### Directions
From the entries that follow, pick out all lines holding "matplotlib".

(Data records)
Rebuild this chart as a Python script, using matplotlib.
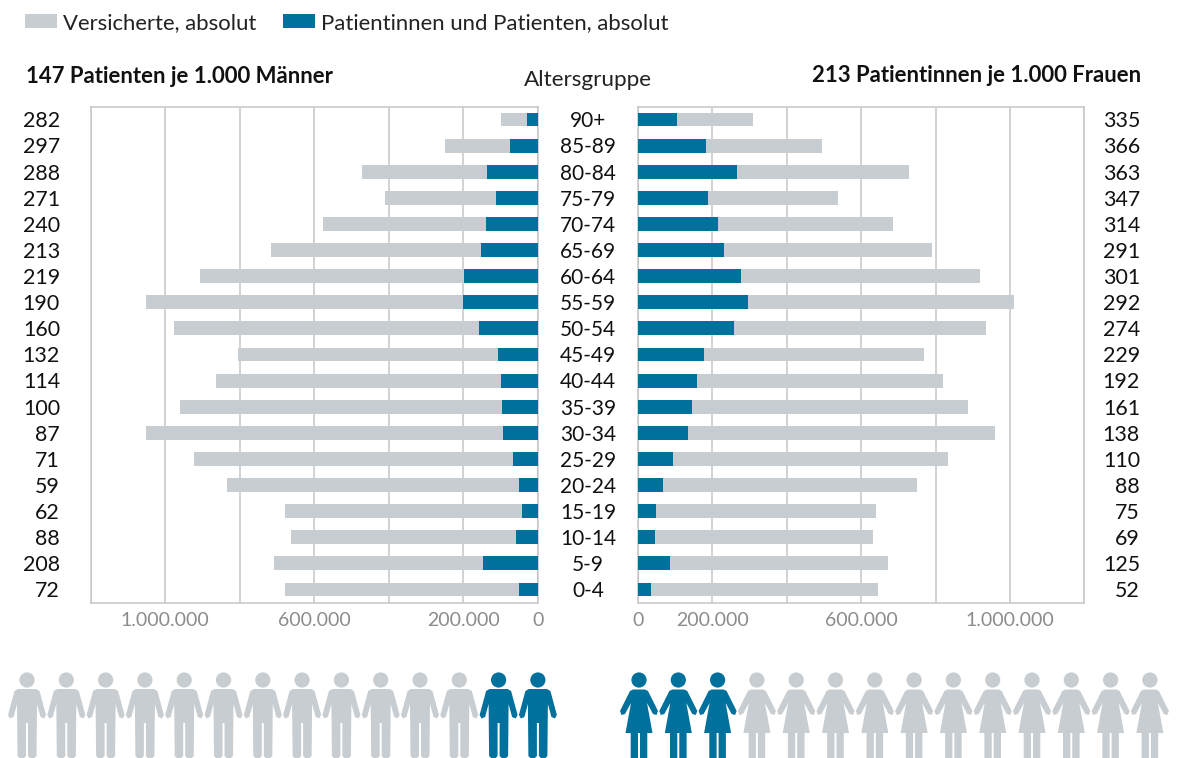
import matplotlib
matplotlib.use('Agg')
import matplotlib.pyplot as plt
from matplotlib.patches import Circle, Polygon
from matplotlib.transforms import blended_transform_factory

GREY = '#C8CDD1'
BLUE = '#00709C'
LINE = '#C6C6C6'
TICK = '#8C8C8C'
W, H = 1177, 758

plt.rcParams['font.family'] = ['Lato', 'DejaVu Sans']

age_groups = ['90+', '85-89', '80-84', '75-79', '70-74', '65-69', '60-64', '55-59', '50-54', '45-49',
              '40-44', '35-39', '30-34', '25-29', '20-24', '15-19', '10-14', '5-9', '0-4']
men_insured = [99, 250, 472, 411, 577, 715, 907, 1052, 977, 805, 864, 961, 1052, 923, 835, 679, 663, 707, 679]
men_patients = [30, 74, 136, 111, 138, 153, 199, 200, 157, 106, 98, 96, 92, 66, 49, 42, 58, 147, 49]
men_rate = [282, 297, 288, 271, 240, 213, 219, 190, 160, 132, 114, 100, 87, 71, 59, 62, 88, 208, 72]
women_insured = [309, 495, 728, 538, 685, 790, 919, 1011, 935, 769, 820, 887, 960, 833, 750, 640, 632, 672, 645]
women_patients = [105, 183, 266, 189, 215, 231, 277, 295, 258, 177, 158, 145, 134, 94, 67, 48, 45, 85, 35]
women_rate = [335, 366, 363, 347, 314, 291, 301, 292, 274, 229, 192, 161, 138, 110, 88, 75, 69, 125, 52]

tick_values = [0, 200, 400, 600, 800, 1000, 1200]
tick_labels = ['0', '200.000', '', '600.000', '', '1.000.000', '']
men_icons = 14
men_blue = 2
women_icons = 14
women_blue = 3


def px_axes(fig, x0, y0, x1, y1):
    return fig.add_axes([x0 / W, 1 - y1 / H, (x1 - x0) / W, (y1 - y0) / H])


def draw_pyramid_side(ax, insured, patients):
    y = range(len(age_groups))
    grey_bars = ax.barh(y, insured, height=0.53, color=GREY, label='Versicherte, absolut', zorder=2)
    blue_bars = ax.barh(y, patients, height=0.53, color=BLUE, label='Patientinnen und Patienten, absolut', zorder=3)
    ax.set_ylim(len(age_groups) - 0.5, -0.5)
    ax.set_yticks([])
    ax.set_xticks(tick_values)
    ax.set_xticklabels(tick_labels, fontsize=14, color=TICK)
    ax.tick_params(axis='x', length=0, pad=7)
    ax.grid(axis='x', color=LINE, linewidth=1.1, zorder=0)
    for s in ax.spines.values():
        s.set_color(LINE)
        s.set_linewidth(1.1)
    return grey_bars, blue_bars


def draw_man(ax, cx, color):
    ax.add_patch(Circle((cx, 680), 7.6, color=color, lw=0))
    body = [(cx - 9, 689), (cx + 9, 689), (cx + 12.5, 691), (cx + 19, 715), (cx + 17, 718.5), (cx + 13.5, 717),
            (cx + 10, 704), (cx + 9.5, 756), (cx + 7.5, 758), (cx + 3, 758), (cx + 1, 756), (cx + 1, 723),
            (cx - 1, 723), (cx - 1, 756), (cx - 3, 758), (cx - 7.5, 758), (cx - 9.5, 756), (cx - 10, 704),
            (cx - 13.5, 717), (cx - 17, 718.5), (cx - 19, 715), (cx - 12.5, 691)]
    ax.add_patch(Polygon(body, closed=True, color=color, lw=0))


def draw_woman(ax, cx, color):
    ax.add_patch(Circle((cx, 680), 7.6, color=color, lw=0))
    body = [(cx - 6, 689.5), (cx + 6, 689.5), (cx + 9, 691), (cx + 19, 711), (cx + 17.5, 715), (cx + 14, 714),
            (cx + 8, 703), (cx + 13.5, 733), (cx + 8.3, 733), (cx + 8.3, 758), (cx + 1, 758), (cx + 1, 733),
            (cx - 1, 733), (cx - 1, 758), (cx - 8.3, 758), (cx - 8.3, 733), (cx - 13.5, 733), (cx - 8, 703),
            (cx - 14, 714), (cx - 17.5, 715), (cx - 19, 711), (cx - 9, 691)]
    ax.add_patch(Polygon(body, closed=True, color=color, lw=0))


fig = plt.figure(figsize=(W / 100, H / 100), dpi=100)

overlay = fig.add_axes([0, 0, 1, 1])
overlay.set_xlim(0, W)
overlay.set_ylim(H, 0)
overlay.axis('off')

ax_m = px_axes(fig, 90.5, 106.5, 537.7, 602.5)
ax_w = px_axes(fig, 638, 106.5, 1084.4, 602.5)
handles = draw_pyramid_side(ax_m, men_insured, men_patients)
draw_pyramid_side(ax_w, women_insured, women_patients)
ax_m.set_xlim(1200, 0)
ax_w.set_xlim(0, 1200)

trans_m = blended_transform_factory(fig.transFigure, ax_m.transData)
for i, group in enumerate(age_groups):
    label_y = i + 0.07
    fig.text(588 / W, label_y, group, transform=trans_m, ha='center', va='center', fontsize=15, color='#111111')
    fig.text(60 / W, label_y, str(men_rate[i]), transform=trans_m, ha='right', va='center', fontsize=15.4, color='#111111')
    fig.text(1140 / W, label_y, str(women_rate[i]), transform=trans_m, ha='right', va='center', fontsize=15.4, color='#111111')

fig.text(26 / W, 1 - 76.5 / H, '147 Patienten je 1.000 Männer', ha='left', va='center',
         fontsize=15.9, fontweight='bold', color='#111111')
fig.text(1141 / W, 1 - 75.5 / H, '213 Patientinnen je 1.000 Frauen', ha='right', va='center',
         fontsize=15.9, fontweight='bold', color='#111111')
fig.text(588 / W, 1 - 79.5 / H, 'Altersgruppe', ha='center', va='center', fontsize=16.2, color='#222222')

fig.legend(handles=handles, loc='upper left', bbox_to_anchor=(24.5 / W, 1 - 13 / H), bbox_transform=fig.transFigure,
           ncol=2, frameon=False, fontsize=15.9, borderpad=0, borderaxespad=0, handlelength=1.49, handleheight=0.59,
           handletextpad=0.27, columnspacing=1.17, labelcolor='#222222')

for i in range(men_icons):
    draw_man(overlay, 27 + i * 39.3, BLUE if i >= men_icons - men_blue else GREY)
for i in range(women_icons):
    draw_woman(overlay, 639 + i * 39.3, BLUE if i < women_blue else GREY)

fig.savefig('out.png', dpi=100)
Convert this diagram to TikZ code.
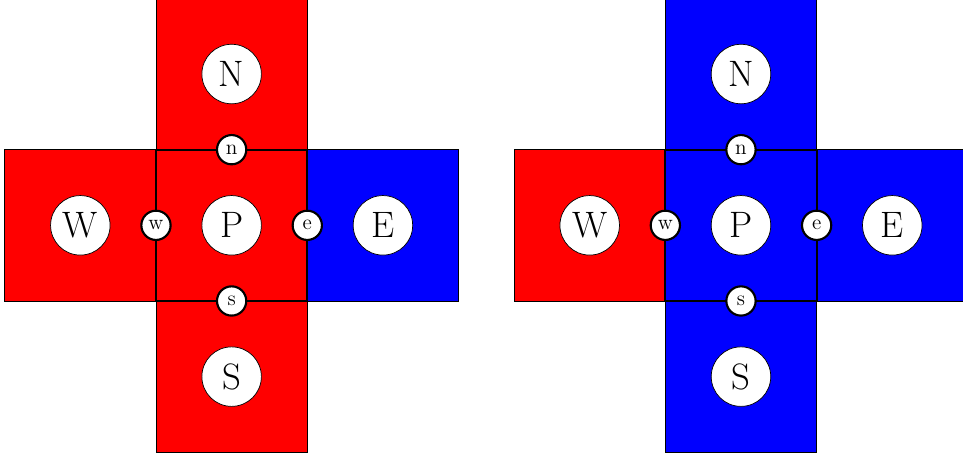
\documentclass[tikz,border=0pt]{standalone}
\usepackage{tikz}
\definecolor{inside}{RGB}{255, 0, 0}
\definecolor{outside}{RGB}{0, 0, 255}

\begin{document}
\begin{tikzpicture}[scale=1,
  cellnode/.style={circle, draw, fill=white, minimum size=1.18cm, inner sep=0pt, font=\huge},
  facenode/.style={circle, draw, very thick, fill=white, minimum size=0.58cm, inner sep=0pt, font=\large}]
  \useasboundingbox (-4.593, -4.614) rectangle (14.502, 4.468);

  \foreach \o/\t/\cn/\cw/\cp/\ce/\cs in {0/L/inside/inside/inside/outside/inside, 10.1/R/outside/inside/outside/outside/outside} {
    % cells
    \foreach \x/\y/\c/\n in {0/3/\cn/N, -3/0/\cw/W, 0/0/\cp/P, 3/0/\ce/E, 0/-3/\cs/S} {
      \filldraw[fill=\c, draw=black] ({\o + \x - 1.5}, {\y - 1.5}) rectangle ({\o + \x + 1.5}, {\y + 1.5});
      \node[cellnode] (\n\t) at ({\o + \x}, \y) {\n};
    }
    \draw[line width=1pt] ({\o - 1.5}, -1.5) rectangle ({\o + 1.5}, 1.5);
    % faces
    \foreach \x/\y/\f in {0/1.5/n, -1.5/0/w, 1.5/0/e, 0/-1.5/s} {
      \node[facenode] (\f\t) at ({\o + \x}, \y) {\f};
    }
  }

\end{tikzpicture}
\end{document}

### Result
Rebuild this chart as a Python script, using matplotlib.
import matplotlib
matplotlib.use('Agg')
import matplotlib.pyplot as plt
from matplotlib.patches import Circle, Polygon
from matplotlib.transforms import blended_transform_factory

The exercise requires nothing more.